Çocuk beklentisi içindeki çiftlerin en büyük hayal kırıklığı, hiç şüphesiz sağlıklı başlayan bir gebeliğin düşükle sonlanmasıdır. Olağan gebelik kontrollerinde fötusun kalp atışını duyan çiftlerin %15’i, ne yazık ki ilerleyen günlerde bebeklerini kaybetmekte. Gebeliğin daha başında test yapıp da gebe kaldıklarını öğrenen çiftlerin ise neredeyse yarısı daha sonra bu talihsiz sonuçla karşı karşıya kalmakta. Gebeliğin 24. haftasına kadar peşi sıra üç ya da daha fazla düşük yaşanması durumu tekrarlayan gebelik kayıpları olarak tanımlanır.
Yakın zamana kadar düşüklerin sorumlusu kadın olarak görülmekteydi. Bu nedenle de bir yandan yaşam tarzı ve beslenmesi sorumlu tutulurken diğer taraftan üreme sisteminde olabilecek bozukluklar yönünden tetkikler önerilmekte. Buna rağmen gebelik kayıplarının üçte birinde herhangi bir neden bulunamamış ve sebebi de açıklanamadan kalmıştır. Oysa embriyonun gelişmesinde sperm ve yumurtanın katkıları eşittir. Eşit miktarda genetik malzeme birleşerek fötus gelişir. Bu bakımdan, bebeğin anne karnında sağlıklı büyümesinde spermden gelecek sinyaller çok önemlidir.
Geçtiğimiz sene İngiltere’de yapılan bir çalışma, sperm DNA hasarlarının gebelik kayıpları ile yakın ilişkisini ortaya koydu. 217 çift üzerinde yapılan bu araştırmaya göre, ister doğal yolla olsun ister tüp bebekle, şayet erkeğin spermlerinde DNA hasar oranı yüksekse, düşük görülme riski de anlamlı ölçüde artmaktaydı. Bu artış hem ilk kez düşük yapanlar için hem de tekrarlayan gebelik kayıpları için geçerli olarak bildirildi. Aslında başka çalışmalar da bu yönde uyarılarda bulunmakta. Çok sayıda meta-analiz, DNA hasarlarının düşük gelişme olasılığını 2 ya da 3 kez artıracağını göstermekte. DNA hasarının her %10’luk artışı, gebelik şansını 1.3 oranında azaltmakta.

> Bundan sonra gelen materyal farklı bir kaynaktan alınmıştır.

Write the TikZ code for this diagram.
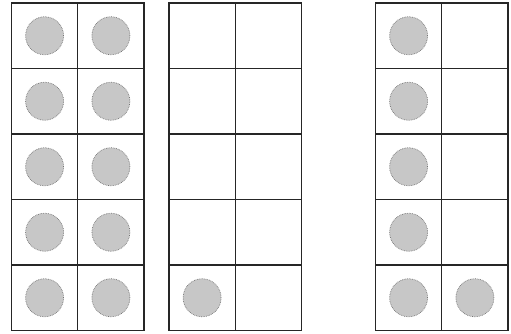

DNA hasarlarının neden gebeliği engellediği bilimsel olarak izah edilebilir. Burada en çok üzerinde durulan konu; oksidatif strestir. Ancak bir diğer önemli husus ise kadının da bu hasarların etkili olmasında oynadığı roldür. Örneğin, kadın yaşı 35’in altında olanlarda yumurta, içine giren spermdeki DNA hasarlarının %40’ını onarmakta. Ancak yaş arttıkça yumurtanın bu tamir edici gücü de azalır. Gerçekten de, sperme ait DNA hasarları yumurta tarafında onarılmaya çalışılır. Ama hasar çok fazlaysa ya da yumurtanın tamir edici mekanizmasında bir bozukluk varsa, hasar olduğu gibi fötusa geçip bebeğin genetik şifresine girecektir. Bebekteki genetik bozukluklar da kadın vücudu tarafından reddedilir ve düşükle sonuçlandırılır. Aslında embriyo gelişiminde spermin etkisi gebeliğin daha ileriki günlerinde devreye girer. Yani başlangıçta döllenme gerçekleşir ve fötus gelişmeye başlar, ama bir süre sonra spermin genetik mekanizması işlemeye başlayarak etkili olur. İşte bu evrede hasarlı genomik yapı fötusun gelişimini bozarak düşüğe neden olmakta. Tüp bebek için de bu geçerli olup, gebelik kaybı yaşayanların DNA hasar oranlarının, tüp bebek ile sağlıklı doğum yapan erkelerdekine göre 2 kat fazla olduğu görülmekte.
Neticede, çocuk sahibi olmaya niyetlenen erkeklerde rutin sperm analizi ile birlikte oksidatif stres ve sperm DNA hasarlarının da değerlendirilmesi gebeliğin gidişini tahmin etmede faydalı olabilir. Ancak yukarıdan da anlaşılacağı üzere, sağlıklı bir gebelik hem sperm hem de yumurtayı ilgilendirmekte. O nedenle her iki eşin de aynı zamanda ele alınması çok önemlidir.